== Task to complete ==
Write out the data below in full. Keep it exact.

== Given material ==
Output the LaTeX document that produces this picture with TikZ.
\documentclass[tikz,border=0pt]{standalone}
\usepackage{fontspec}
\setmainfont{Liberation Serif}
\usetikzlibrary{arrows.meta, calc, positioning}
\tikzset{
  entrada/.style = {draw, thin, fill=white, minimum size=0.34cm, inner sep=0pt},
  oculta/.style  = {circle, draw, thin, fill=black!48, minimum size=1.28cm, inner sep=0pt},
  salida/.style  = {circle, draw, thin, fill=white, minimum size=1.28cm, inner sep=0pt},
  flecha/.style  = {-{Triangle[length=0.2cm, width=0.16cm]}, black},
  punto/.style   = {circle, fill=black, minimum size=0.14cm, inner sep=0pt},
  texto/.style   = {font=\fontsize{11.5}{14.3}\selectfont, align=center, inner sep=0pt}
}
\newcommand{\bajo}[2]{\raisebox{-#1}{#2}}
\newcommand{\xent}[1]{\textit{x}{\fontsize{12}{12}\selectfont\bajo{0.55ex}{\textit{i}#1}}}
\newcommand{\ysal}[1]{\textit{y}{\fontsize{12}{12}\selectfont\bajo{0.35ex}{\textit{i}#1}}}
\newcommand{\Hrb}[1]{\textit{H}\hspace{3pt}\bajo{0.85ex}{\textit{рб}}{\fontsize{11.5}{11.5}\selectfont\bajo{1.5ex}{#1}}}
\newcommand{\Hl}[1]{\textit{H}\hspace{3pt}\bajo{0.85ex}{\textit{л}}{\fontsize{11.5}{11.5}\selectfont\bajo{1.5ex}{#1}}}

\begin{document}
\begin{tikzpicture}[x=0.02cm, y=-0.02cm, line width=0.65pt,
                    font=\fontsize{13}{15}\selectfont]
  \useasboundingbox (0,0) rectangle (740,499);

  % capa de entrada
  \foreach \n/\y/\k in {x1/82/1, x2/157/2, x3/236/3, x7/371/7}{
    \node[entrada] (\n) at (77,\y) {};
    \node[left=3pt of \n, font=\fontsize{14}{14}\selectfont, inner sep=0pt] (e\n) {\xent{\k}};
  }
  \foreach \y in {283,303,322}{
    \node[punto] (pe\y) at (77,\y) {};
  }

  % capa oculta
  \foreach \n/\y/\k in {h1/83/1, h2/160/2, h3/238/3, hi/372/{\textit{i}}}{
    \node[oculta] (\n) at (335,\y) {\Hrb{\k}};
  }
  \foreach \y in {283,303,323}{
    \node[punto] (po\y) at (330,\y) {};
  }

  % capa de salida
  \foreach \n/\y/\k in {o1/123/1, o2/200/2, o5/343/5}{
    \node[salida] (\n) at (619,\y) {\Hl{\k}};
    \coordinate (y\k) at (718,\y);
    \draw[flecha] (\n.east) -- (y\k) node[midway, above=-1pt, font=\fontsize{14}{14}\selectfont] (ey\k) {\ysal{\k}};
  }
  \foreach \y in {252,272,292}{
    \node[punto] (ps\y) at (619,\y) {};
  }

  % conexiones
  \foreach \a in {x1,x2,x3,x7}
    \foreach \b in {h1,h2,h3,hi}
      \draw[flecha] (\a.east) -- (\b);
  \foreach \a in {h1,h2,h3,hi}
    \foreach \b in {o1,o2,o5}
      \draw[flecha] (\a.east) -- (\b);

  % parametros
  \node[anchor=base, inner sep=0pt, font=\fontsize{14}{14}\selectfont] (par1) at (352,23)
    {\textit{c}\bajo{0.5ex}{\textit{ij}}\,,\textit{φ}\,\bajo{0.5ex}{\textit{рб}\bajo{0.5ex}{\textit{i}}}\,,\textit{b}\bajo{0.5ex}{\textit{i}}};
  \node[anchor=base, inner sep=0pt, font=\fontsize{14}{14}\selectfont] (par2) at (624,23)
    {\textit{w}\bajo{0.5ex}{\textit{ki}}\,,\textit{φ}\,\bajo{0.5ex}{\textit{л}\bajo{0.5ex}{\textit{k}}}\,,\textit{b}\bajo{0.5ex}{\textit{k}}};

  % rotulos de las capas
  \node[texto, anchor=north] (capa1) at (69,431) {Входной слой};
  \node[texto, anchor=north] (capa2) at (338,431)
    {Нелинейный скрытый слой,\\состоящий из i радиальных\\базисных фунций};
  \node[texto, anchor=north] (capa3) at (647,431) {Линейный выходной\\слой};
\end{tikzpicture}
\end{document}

== Worked solution ==
Output the LaTeX document that produces this picture with TikZ.
\documentclass[tikz,border=0pt]{standalone}
\usepackage{fontspec}
\setmainfont{Liberation Serif}
\usetikzlibrary{arrows.meta, calc, positioning}
\tikzset{
  entrada/.style = {draw, thin, fill=white, minimum size=0.34cm, inner sep=0pt},
  oculta/.style  = {circle, draw, thin, fill=black!48, minimum size=1.28cm, inner sep=0pt},
  salida/.style  = {circle, draw, thin, fill=white, minimum size=1.28cm, inner sep=0pt},
  flecha/.style  = {-{Triangle[length=0.2cm, width=0.16cm]}, black},
  punto/.style   = {circle, fill=black, minimum size=0.14cm, inner sep=0pt},
  texto/.style   = {font=\fontsize{11.5}{14.3}\selectfont, align=center, inner sep=0pt}
}
\newcommand{\bajo}[2]{\raisebox{-#1}{#2}}
\newcommand{\xent}[1]{\textit{x}{\fontsize{12}{12}\selectfont\bajo{0.55ex}{\textit{i}#1}}}
\newcommand{\ysal}[1]{\textit{y}{\fontsize{12}{12}\selectfont\bajo{0.35ex}{\textit{i}#1}}}
\newcommand{\Hrb}[1]{\textit{H}\hspace{3pt}\bajo{0.85ex}{\textit{рб}}{\fontsize{11.5}{11.5}\selectfont\bajo{1.5ex}{#1}}}
\newcommand{\Hl}[1]{\textit{H}\hspace{3pt}\bajo{0.85ex}{\textit{л}}{\fontsize{11.5}{11.5}\selectfont\bajo{1.5ex}{#1}}}

\begin{document}
\begin{tikzpicture}[x=0.02cm, y=-0.02cm, line width=0.65pt,
                    font=\fontsize{13}{15}\selectfont]
  \useasboundingbox (0,0) rectangle (740,499);

  % capa de entrada
  \foreach \n/\y/\k in {x1/82/1, x2/157/2, x3/236/3, x7/371/7}{
    \node[entrada] (\n) at (77,\y) {};
    \node[left=3pt of \n, font=\fontsize{14}{14}\selectfont, inner sep=0pt] (e\n) {\xent{\k}};
  }
  \foreach \y in {283,303,322}{
    \node[punto] (pe\y) at (77,\y) {};
  }

  % capa oculta
  \foreach \n/\y/\k in {h1/83/1, h2/160/2, h3/238/3, hi/372/{\textit{i}}}{
    \node[oculta] (\n) at (335,\y) {\Hrb{\k}};
  }
  \foreach \y in {283,303,323}{
    \node[punto] (po\y) at (330,\y) {};
  }

  % capa de salida
  \foreach \n/\y/\k in {o1/123/1, o2/200/2, o5/343/5}{
    \node[salida] (\n) at (619,\y) {\Hl{\k}};
    \coordinate (y\k) at (718,\y);
    \draw[flecha] (\n.east) -- (y\k) node[midway, above=-1pt, font=\fontsize{14}{14}\selectfont] (ey\k) {\ysal{\k}};
  }
  \foreach \y in {252,272,292}{
    \node[punto] (ps\y) at (619,\y) {};
  }

  % conexiones
  \foreach \a in {x1,x2,x3,x7}
    \foreach \b in {h1,h2,h3,hi}
      \draw[flecha] (\a.east) -- (\b);
  \foreach \a in {h1,h2,h3,hi}
    \foreach \b in {o1,o2,o5}
      \draw[flecha] (\a.east) -- (\b);

  % parametros
  \node[anchor=base, inner sep=0pt, font=\fontsize{14}{14}\selectfont] (par1) at (352,23)
    {\textit{c}\bajo{0.5ex}{\textit{ij}}\,,\textit{φ}\,\bajo{0.5ex}{\textit{рб}\bajo{0.5ex}{\textit{i}}}\,,\textit{b}\bajo{0.5ex}{\textit{i}}};
  \node[anchor=base, inner sep=0pt, font=\fontsize{14}{14}\selectfont] (par2) at (624,23)
    {\textit{w}\bajo{0.5ex}{\textit{ki}}\,,\textit{φ}\,\bajo{0.5ex}{\textit{л}\bajo{0.5ex}{\textit{k}}}\,,\textit{b}\bajo{0.5ex}{\textit{k}}};

  % rotulos de las capas
  \node[texto, anchor=north] (capa1) at (69,431) {Входной слой};
  \node[texto, anchor=north] (capa2) at (338,431)
    {Нелинейный скрытый слой,\\состоящий из i радиальных\\базисных фунций};
  \node[texto, anchor=north] (capa3) at (647,431) {Линейный выходной\\слой};
\end{tikzpicture}
\end{document}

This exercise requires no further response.